If you’re looking to move in the near future, don’t come to Florida.
That’s what a recent Gallup poll says, ranking Florida the 45th most livable state in the nation going into the future. Only five states fared worse: Arkansas, Nevada, Kentucky, Mississippi and West Virginia. Utah was No. 1.
The poll used factors such as economic confidence and optimism levels of residents to gauge future livability.
Florida ranked 34 for economic confidence and 37 for city and area optimism, according to the poll.
But some Gainesville residents don’t agree with Florida’s low ranking.
“Florida ranking 45 in anything is surprising to me,” said Thomas McIntosh, a broker for Prudential Trend Realty in Gainesville. “People aspire to live in Florida.”
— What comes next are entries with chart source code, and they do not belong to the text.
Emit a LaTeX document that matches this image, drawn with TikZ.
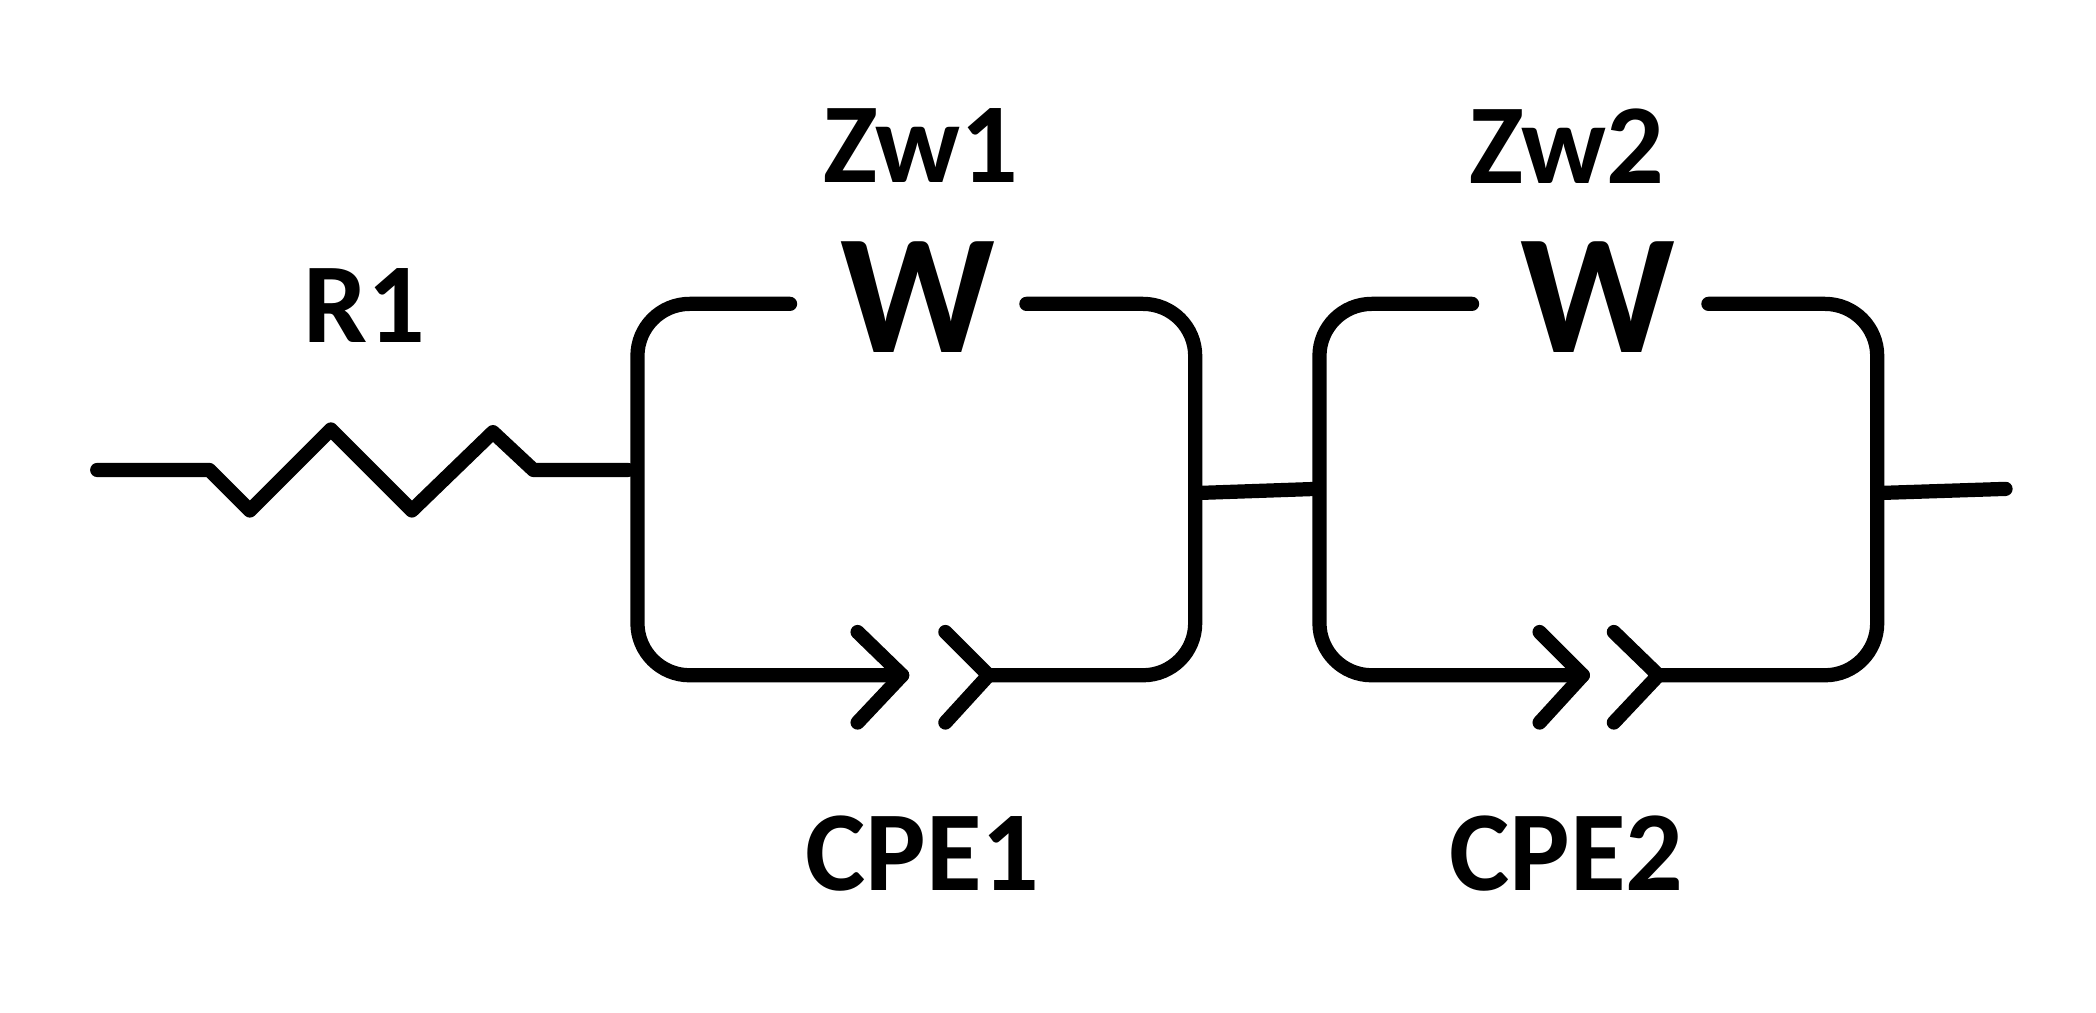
\documentclass[tikz,border=0pt]{standalone}
\usepackage{fontspec}
\setmainfont{Carlito}
\begin{document}
\begin{tikzpicture}[x=0.02cm,y=-0.02cm,
  wire/.style={line width=6pt,line join=round,line cap=round},
  lbl/.style={font=\fontsize{48}{52}\selectfont\bfseries,inner sep=0},
  wl/.style={font=\fontsize{72}{76}\selectfont\bfseries,inner sep=0}]
\useasboundingbox (0,0) rectangle (1552,750);
% resistor
\coordinate (a0) at (72,348); \coordinate (a1) at (465,348);
\draw[wire] (a0) -- (155,348) -- (185,378) -- (245,318) -- (305,378) -- (365,320) -- (395,348) -- (a1);
\node[lbl] (r1) at (270,226) {R1};
% box 1
\draw[wire,rounded corners=22pt] (585,225) -- (472,225) -- (472,500) -- (668,500);
\draw[wire,rounded corners=22pt] (760,225) -- (885,225) -- (885,500) -- (732,500);
\draw[wire] (635,468) -- (668,500) -- (635,535);
\draw[wire] (700,468) -- (732,500) -- (700,535);
\node[lbl] (zw1) at (682,108) {Zw1};
\node[wl] (w1) at (680,220) {W};
\node[lbl] (cpe1) at (683,632) {CPE1};
% link
\coordinate (b0) at (888,365); \coordinate (b1) at (975,362);
\draw[wire] (b0) -- (b1);
% box 2
\draw[wire,rounded corners=22pt] (1090,225) -- (977,225) -- (977,500) -- (1172,500);
\draw[wire,rounded corners=22pt] (1265,225) -- (1390,225) -- (1390,500) -- (1228,500);
\draw[wire] (1140,468) -- (1172,500) -- (1140,535);
\draw[wire] (1195,468) -- (1228,500) -- (1195,535);
\node[lbl] (zw2) at (1160,108) {Zw2};
\node[wl] (w2) at (1183,220) {W};
\node[lbl] (cpe2) at (1160,632) {CPE2};
\coordinate (c0) at (1393,365); \coordinate (c1) at (1485,362);
\draw[wire] (c0) -- (c1);
\end{tikzpicture}
\end{document}
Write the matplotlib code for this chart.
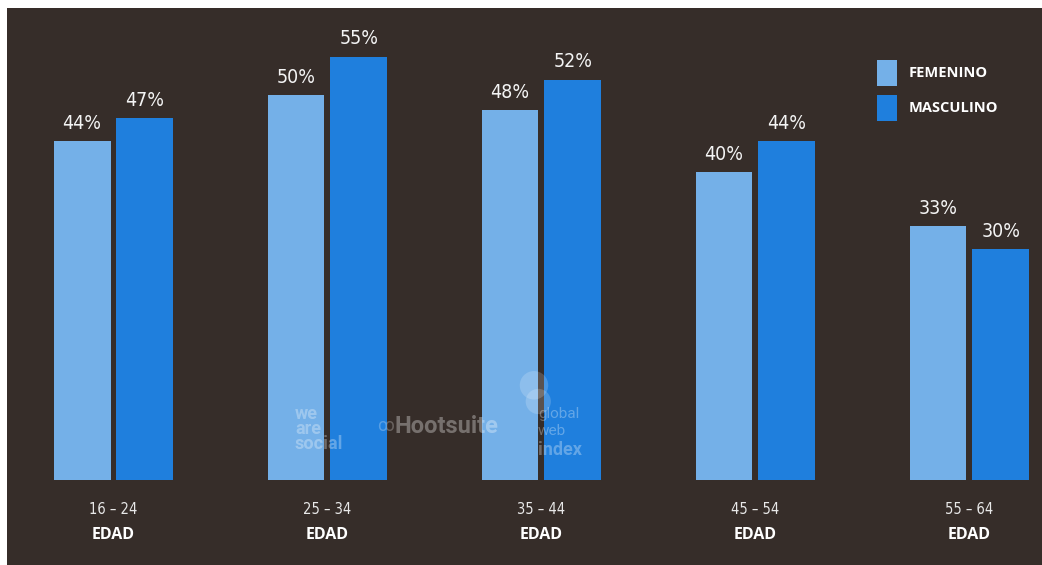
import matplotlib
matplotlib.use('Agg')
import matplotlib.pyplot as plt
import numpy as np

# edad de los usuarios por sexo (%)
grupos = ['16 – 24', '25 – 34', '35 – 44', '45 – 54', '55 – 64']
femenino = [44, 50, 48, 40, 33]
masculino = [47, 55, 52, 44, 30]
series = ['FEMENINO', 'MASCULINO']

fondo = '#362d29'
azul_claro = '#74b0e8'
azul = '#1f7fdd'

fig = plt.figure(figsize=(10.42, 5.65), dpi=100, facecolor='white')
ax = fig.add_axes([7 / 1042, 0, 1035 / 1042, 557 / 565])
ax.set_facecolor(fondo)
for s in ax.spines.values():
    s.set_visible(False)
ax.set_xticks([])
ax.set_yticks([])

x = np.arange(len(grupos))
w = 0.266
off = 0.147
b1 = ax.bar(x - off, femenino, w, color=azul_claro, label=series[0])
b2 = ax.bar(x + off, masculino, w, color=azul, label=series[1])

for barras in (b1, b2):
    for r in barras:
        v = r.get_height()
        ax.annotate(f'{v:.0f}%', (r.get_x() + r.get_width() / 2, v),
                    xytext=(0, 6), textcoords='offset points',
                    ha='center', va='bottom', color='#f4f4f4',
                    fontsize=14, family='DejaVu Sans', stretch='condensed')

for i, g in enumerate(grupos):
    ax.text(i, -3.8, g, ha='center', va='center', color='#e8e8e8',
            fontsize=10.5, family='DejaVu Sans', stretch='condensed')
    ax.text(i, -7.1, 'EDAD', ha='center', va='center', color='white',
            fontsize=11.5, fontweight='bold', family=['Open Sans', 'DejaVu Sans'])

ax.set_xlim(-0.4977, 4.339)
ax.set_ylim(-11.04, 61.3)

# marcas de agua
ax.text(0.848, 6.6, 'we\nare\nsocial', color='white', alpha=0.3,
        fontsize=13, fontweight='bold', family='Roboto',
        linespacing=0.8, ha='left', va='center')
ax.text(1.315, 7.0, 'Hootsuite', color='white', alpha=0.32,
        fontsize=17, fontweight='bold', family='Roboto',
        ha='left', va='center')
ax.text(1.27, 7.0, 'ꝏ', color='white', alpha=0.25, fontsize=12,
        ha='center', va='center')
ax.scatter([1.965, 1.985], [12.3, 10.2], s=[420, 330], color='white',
           alpha=0.18, linewidths=0)
ax.text(1.983, 8.6, 'global', color='white', alpha=0.3,
        fontsize=11, family='Roboto', ha='left', va='center')
ax.text(1.983, 6.4, 'web', color='white', alpha=0.3,
        fontsize=11, family='Roboto', ha='left', va='center')
ax.text(1.983, 3.9, 'index', color='white', alpha=0.3,
        fontsize=13, fontweight='bold', family='Roboto',
        ha='left', va='center')

leg = ax.legend(loc='upper left', bbox_to_anchor=(877 / 1042, 505 / 565),
                bbox_transform=fig.transFigure, frameon=False,
                borderpad=0, borderaxespad=0, handlelength=1.35,
                handleheight=2.35, labelspacing=0.62, handletextpad=0.8,
                prop={'family': ['Open Sans', 'DejaVu Sans'],
                      'weight': 'bold', 'size': 10.5})
for t in leg.get_texts():
    t.set_color('white')

fig.savefig('out.png', dpi=100, facecolor='white')
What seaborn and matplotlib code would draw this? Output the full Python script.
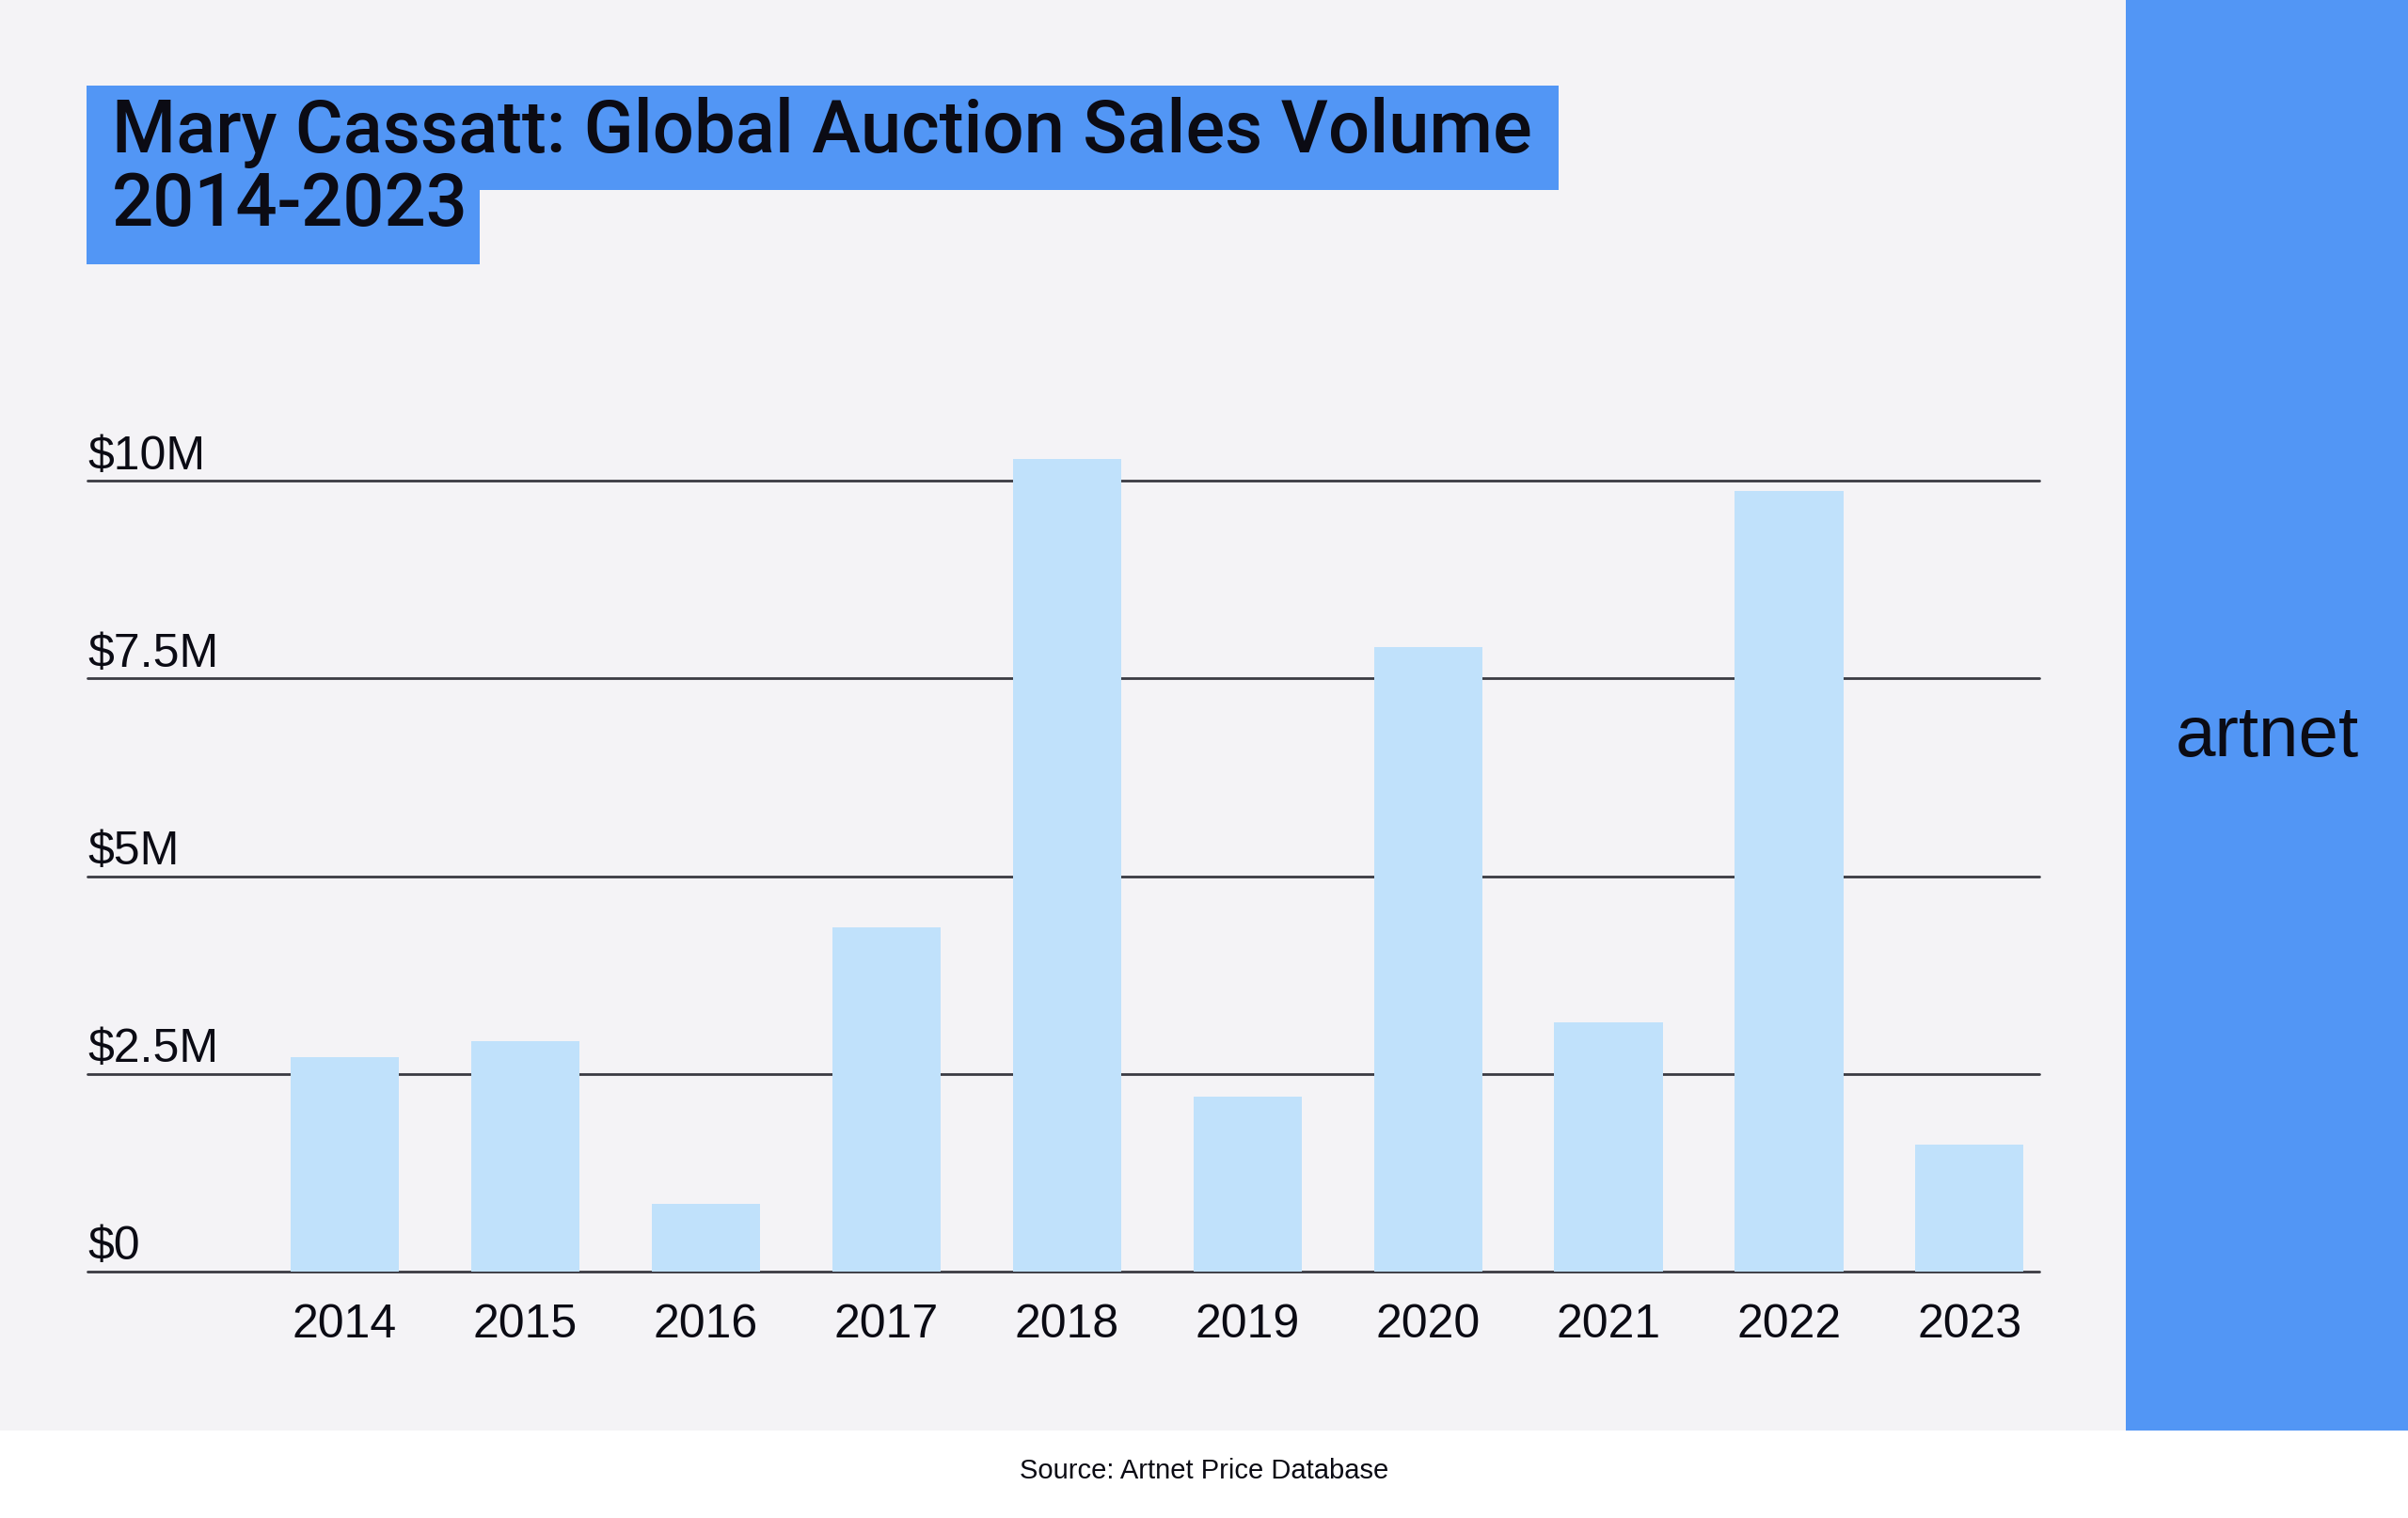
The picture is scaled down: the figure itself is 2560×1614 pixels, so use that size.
"""Mary Cassatt auction sales volume bar chart, artnet style."""

import matplotlib

matplotlib.use("Agg")
import matplotlib.pyplot as plt
import pandas as pd
import seaborn as sns
from matplotlib.patches import Rectangle

# --- data (USD millions) ---
years = ["2014", "2015", "2016", "2017", "2018", "2019", "2020", "2021", "2022", "2023"]
sales_musd = [2.71, 2.91, 0.85, 4.35, 10.28, 2.21, 7.90, 3.15, 9.87, 1.60]
y_ticks = [0, 2.5, 5, 7.5, 10]
y_tick_labels = ["$0", "$2.5M", "$5M", "$7.5M", "$10M"]

title_lines = ["Mary Cassatt: Global Auction Sales Volume", "2014-2023"]
source_note = "Source: Artnet Price Database"
brand = "artnet"

BG = "#F4F3F6"
BLUE = "#5296F5"
BAR = "#C0E1FB"
INK = "#0B0B14"
GRID = "#3A3A42"

W, H = 2560, 1615


def fig_rect(x0, y0, x1, y1, color):
    """Rectangle given in pixel coords (origin top-left)."""
    return Rectangle((x0 / W, 1 - y1 / H), (x1 - x0) / W, (y1 - y0) / H,
                     transform=fig.transFigure, color=color, lw=0, zorder=0)


sns.set_theme(style="white")
plt.rcParams["font.family"] = ["Liberation Sans", "DejaVu Sans"]

fig = plt.figure(figsize=(W / 100, H / 100), dpi=100, facecolor="white")

# background panels
fig.add_artist(fig_rect(0, 0, 2260, 1522, BG))
fig.add_artist(fig_rect(2260, 0, W, 1522, BLUE))

# title highlight boxes
fig.add_artist(fig_rect(92, 92, 1657, 203, BLUE))
fig.add_artist(fig_rect(92, 202, 510, 282, BLUE))

df = pd.DataFrame({"year": years, "sales": sales_musd})

ax = fig.add_axes([93 / W, 1 - 1352.7 / H, (2168 - 93) / W, (1352.7 - 462) / H])
ax.patch.set_alpha(0)
sns.barplot(data=df, x="year", y="sales", color=BAR, saturation=1, width=0.6,
            linewidth=0, ax=ax, zorder=2)

ax.set_xlim(-1.425, 9.386)
ax.set_ylim(0, 10.6)
ax.set_yticks(y_ticks)
ax.set_yticklabels([])
ax.tick_params(axis="y", length=0)
ax.tick_params(axis="x", length=0, pad=24, labelsize=36, labelcolor=INK)
ax.set_xlabel("")
ax.set_ylabel("")
sns.despine(ax=ax, left=True, bottom=True)

for v, lab in zip(y_ticks, y_tick_labels):
    ax.axhline(v, color=GRID, lw=2, zorder=1, clip_on=False)
    ax.annotate(lab, xy=(0, v), xycoords=("axes fraction", "data"),
                xytext=(0, 10), textcoords="offset points",
                ha="left", va="baseline", fontsize=36, color=INK)

# title, two lines on the highlight boxes
title_font = ["Roboto", "Liberation Sans", "DejaVu Sans"]
t1 = fig.text(119 / W, 1 - 161.7 / H, title_lines[0], ha="left", va="baseline",
              fontsize=52, fontweight="medium", family=title_font, color=INK)
t2 = fig.text(119 / W, 1 - 240 / H, title_lines[1], ha="left", va="baseline",
              fontsize=52, fontweight="medium", family=title_font, color=INK)

# fit title width to the reference
fig.canvas.draw()
w = t1.get_window_extent(fig.canvas.get_renderer()).width
fs = 52 * 1511 / w
t1.set_fontsize(fs)
t2.set_fontsize(fs)

fig.text(2410 / W, 1 - 804 / H, brand, ha="center", va="baseline",
         fontsize=55, color=INK)
fig.text(0.5, 1 - 1564 / H, source_note, ha="center", va="center",
         fontsize=21, color=INK)

fig.savefig("out.png", dpi=100, facecolor="white")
McIntosh said he doesn’t think the poll will deter people from moving to the state known for its sweltering summers and picturesque beaches.
The state’s economy will determine whether people flock to Florida, he said.
Regardless, he said he’s still skeptical of the Gallup poll.
“I think with every survey you see you need to dig deeply and see how the criteria is rated,” he said.
The poll’s results are based on about 530,000 random telephone interviews with adults conducted since January 2011. The samples were weighted by gender, age, race, ethnicity, education, region, adults in the household and phone status.
Thirteen categories were used to determine states’ future livability: full-time employment for an employer; economic confidence index; job creation index; supervisor relationship; standard of living optimism; city optimism; daily learning; easy access to clean, safe water; easy access to a safe place to exercise, obesity, smoking, dentist visits; and future life evaluation.
While Florida ranked low for economic indicators, it was 12th for outlook on life in five years.
Larry Taylor, a Realtor for Bosshardt Realty, said he also was surprised with Florida’s low ranking.
“I think anybody that knows anything about Florida wouldn’t place it that low on the list,” he said. “It’s more than just the beaches. There’s just so much here to enjoy.”
John Pricher, the assistant director for Visit Gainesville, agreed.
Pricher said he doesn’t think the Gallup poll with impact state tourism levels, including Gainesville’s.
“The visitors are coming in and are cherry picking what they want to do,” he said. “They’re seeing the best of everything. It really doesn’t impact the visitor’s experience. As residents, we should certainly be concerned that we’re that far down on the list.”